SET EXERCISE →
Each line should be copied exactly.

Dataset entries:
********************
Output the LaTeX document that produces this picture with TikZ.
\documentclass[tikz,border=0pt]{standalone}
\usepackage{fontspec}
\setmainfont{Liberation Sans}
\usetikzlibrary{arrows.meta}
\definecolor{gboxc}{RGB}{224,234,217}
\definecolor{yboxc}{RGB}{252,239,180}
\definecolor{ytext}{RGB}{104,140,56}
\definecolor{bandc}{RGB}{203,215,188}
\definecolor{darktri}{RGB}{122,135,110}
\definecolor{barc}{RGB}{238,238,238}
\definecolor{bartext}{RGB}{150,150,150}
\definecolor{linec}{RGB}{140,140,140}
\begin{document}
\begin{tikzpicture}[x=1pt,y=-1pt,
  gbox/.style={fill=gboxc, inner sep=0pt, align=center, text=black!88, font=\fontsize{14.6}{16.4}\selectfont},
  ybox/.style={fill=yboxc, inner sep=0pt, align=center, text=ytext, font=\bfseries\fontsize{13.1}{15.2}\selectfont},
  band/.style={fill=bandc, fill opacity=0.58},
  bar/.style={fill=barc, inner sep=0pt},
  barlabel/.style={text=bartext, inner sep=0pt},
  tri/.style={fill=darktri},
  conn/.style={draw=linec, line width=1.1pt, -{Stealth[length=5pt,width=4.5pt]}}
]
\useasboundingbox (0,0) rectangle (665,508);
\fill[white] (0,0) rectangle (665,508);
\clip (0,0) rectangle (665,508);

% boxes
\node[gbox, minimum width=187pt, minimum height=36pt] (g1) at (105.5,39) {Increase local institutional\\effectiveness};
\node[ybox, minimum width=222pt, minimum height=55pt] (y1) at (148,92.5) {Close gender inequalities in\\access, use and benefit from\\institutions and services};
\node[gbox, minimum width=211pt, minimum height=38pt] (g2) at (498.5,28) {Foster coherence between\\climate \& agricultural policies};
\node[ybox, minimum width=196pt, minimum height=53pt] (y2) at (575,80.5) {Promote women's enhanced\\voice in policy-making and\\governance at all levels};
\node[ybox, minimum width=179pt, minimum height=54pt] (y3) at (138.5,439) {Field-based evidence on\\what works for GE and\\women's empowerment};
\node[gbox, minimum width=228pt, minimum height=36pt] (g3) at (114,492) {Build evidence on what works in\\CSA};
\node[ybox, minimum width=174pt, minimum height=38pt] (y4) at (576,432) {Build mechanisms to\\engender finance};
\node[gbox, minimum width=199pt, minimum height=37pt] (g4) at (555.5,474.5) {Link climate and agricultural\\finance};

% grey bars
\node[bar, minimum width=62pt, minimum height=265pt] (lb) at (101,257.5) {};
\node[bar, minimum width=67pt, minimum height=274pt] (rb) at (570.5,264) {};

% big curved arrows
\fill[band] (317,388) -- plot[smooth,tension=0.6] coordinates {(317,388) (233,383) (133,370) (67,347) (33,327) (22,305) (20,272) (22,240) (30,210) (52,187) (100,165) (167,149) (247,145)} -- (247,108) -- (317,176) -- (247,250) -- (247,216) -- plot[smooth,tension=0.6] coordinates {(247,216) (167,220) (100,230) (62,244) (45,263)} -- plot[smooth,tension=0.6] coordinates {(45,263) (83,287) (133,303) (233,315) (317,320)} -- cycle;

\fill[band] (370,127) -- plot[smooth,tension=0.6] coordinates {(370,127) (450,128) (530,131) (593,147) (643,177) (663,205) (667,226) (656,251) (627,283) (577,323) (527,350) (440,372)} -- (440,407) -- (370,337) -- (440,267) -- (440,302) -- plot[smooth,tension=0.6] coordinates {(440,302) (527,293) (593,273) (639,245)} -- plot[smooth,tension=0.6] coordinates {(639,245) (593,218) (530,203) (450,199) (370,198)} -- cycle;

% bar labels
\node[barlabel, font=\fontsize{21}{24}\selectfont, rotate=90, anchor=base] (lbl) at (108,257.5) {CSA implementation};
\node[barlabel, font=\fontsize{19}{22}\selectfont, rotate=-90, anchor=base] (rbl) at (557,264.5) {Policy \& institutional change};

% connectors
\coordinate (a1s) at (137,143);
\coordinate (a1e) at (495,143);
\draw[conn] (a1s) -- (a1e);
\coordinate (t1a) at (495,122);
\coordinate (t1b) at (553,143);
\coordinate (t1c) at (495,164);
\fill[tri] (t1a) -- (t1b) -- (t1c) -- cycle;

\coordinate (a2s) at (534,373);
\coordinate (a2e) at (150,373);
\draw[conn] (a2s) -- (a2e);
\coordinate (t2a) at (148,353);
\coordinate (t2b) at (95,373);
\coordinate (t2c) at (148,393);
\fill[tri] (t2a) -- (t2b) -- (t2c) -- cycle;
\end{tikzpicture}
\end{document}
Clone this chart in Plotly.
********************
OUTPUT OF THE EXERCISE →
Output the LaTeX document that produces this picture with TikZ.
\documentclass[tikz,border=0pt]{standalone}
\usepackage{fontspec}
\setmainfont{Liberation Sans}
\usetikzlibrary{arrows.meta}
\definecolor{gboxc}{RGB}{224,234,217}
\definecolor{yboxc}{RGB}{252,239,180}
\definecolor{ytext}{RGB}{104,140,56}
\definecolor{bandc}{RGB}{203,215,188}
\definecolor{darktri}{RGB}{122,135,110}
\definecolor{barc}{RGB}{238,238,238}
\definecolor{bartext}{RGB}{150,150,150}
\definecolor{linec}{RGB}{140,140,140}
\begin{document}
\begin{tikzpicture}[x=1pt,y=-1pt,
  gbox/.style={fill=gboxc, inner sep=0pt, align=center, text=black!88, font=\fontsize{14.6}{16.4}\selectfont},
  ybox/.style={fill=yboxc, inner sep=0pt, align=center, text=ytext, font=\bfseries\fontsize{13.1}{15.2}\selectfont},
  band/.style={fill=bandc, fill opacity=0.58},
  bar/.style={fill=barc, inner sep=0pt},
  barlabel/.style={text=bartext, inner sep=0pt},
  tri/.style={fill=darktri},
  conn/.style={draw=linec, line width=1.1pt, -{Stealth[length=5pt,width=4.5pt]}}
]
\useasboundingbox (0,0) rectangle (665,508);
\fill[white] (0,0) rectangle (665,508);
\clip (0,0) rectangle (665,508);

% boxes
\node[gbox, minimum width=187pt, minimum height=36pt] (g1) at (105.5,39) {Increase local institutional\\effectiveness};
\node[ybox, minimum width=222pt, minimum height=55pt] (y1) at (148,92.5) {Close gender inequalities in\\access, use and benefit from\\institutions and services};
\node[gbox, minimum width=211pt, minimum height=38pt] (g2) at (498.5,28) {Foster coherence between\\climate \& agricultural policies};
\node[ybox, minimum width=196pt, minimum height=53pt] (y2) at (575,80.5) {Promote women's enhanced\\voice in policy-making and\\governance at all levels};
\node[ybox, minimum width=179pt, minimum height=54pt] (y3) at (138.5,439) {Field-based evidence on\\what works for GE and\\women's empowerment};
\node[gbox, minimum width=228pt, minimum height=36pt] (g3) at (114,492) {Build evidence on what works in\\CSA};
\node[ybox, minimum width=174pt, minimum height=38pt] (y4) at (576,432) {Build mechanisms to\\engender finance};
\node[gbox, minimum width=199pt, minimum height=37pt] (g4) at (555.5,474.5) {Link climate and agricultural\\finance};

% grey bars
\node[bar, minimum width=62pt, minimum height=265pt] (lb) at (101,257.5) {};
\node[bar, minimum width=67pt, minimum height=274pt] (rb) at (570.5,264) {};

% big curved arrows
\fill[band] (317,388) -- plot[smooth,tension=0.6] coordinates {(317,388) (233,383) (133,370) (67,347) (33,327) (22,305) (20,272) (22,240) (30,210) (52,187) (100,165) (167,149) (247,145)} -- (247,108) -- (317,176) -- (247,250) -- (247,216) -- plot[smooth,tension=0.6] coordinates {(247,216) (167,220) (100,230) (62,244) (45,263)} -- plot[smooth,tension=0.6] coordinates {(45,263) (83,287) (133,303) (233,315) (317,320)} -- cycle;

\fill[band] (370,127) -- plot[smooth,tension=0.6] coordinates {(370,127) (450,128) (530,131) (593,147) (643,177) (663,205) (667,226) (656,251) (627,283) (577,323) (527,350) (440,372)} -- (440,407) -- (370,337) -- (440,267) -- (440,302) -- plot[smooth,tension=0.6] coordinates {(440,302) (527,293) (593,273) (639,245)} -- plot[smooth,tension=0.6] coordinates {(639,245) (593,218) (530,203) (450,199) (370,198)} -- cycle;

% bar labels
\node[barlabel, font=\fontsize{21}{24}\selectfont, rotate=90, anchor=base] (lbl) at (108,257.5) {CSA implementation};
\node[barlabel, font=\fontsize{19}{22}\selectfont, rotate=-90, anchor=base] (rbl) at (557,264.5) {Policy \& institutional change};

% connectors
\coordinate (a1s) at (137,143);
\coordinate (a1e) at (495,143);
\draw[conn] (a1s) -- (a1e);
\coordinate (t1a) at (495,122);
\coordinate (t1b) at (553,143);
\coordinate (t1c) at (495,164);
\fill[tri] (t1a) -- (t1b) -- (t1c) -- cycle;

\coordinate (a2s) at (534,373);
\coordinate (a2e) at (150,373);
\draw[conn] (a2s) -- (a2e);
\coordinate (t2a) at (148,353);
\coordinate (t2b) at (95,373);
\coordinate (t2c) at (148,393);
\fill[tri] (t2a) -- (t2b) -- (t2c) -- cycle;
\end{tikzpicture}
\end{document}
Clone this chart in Plotly.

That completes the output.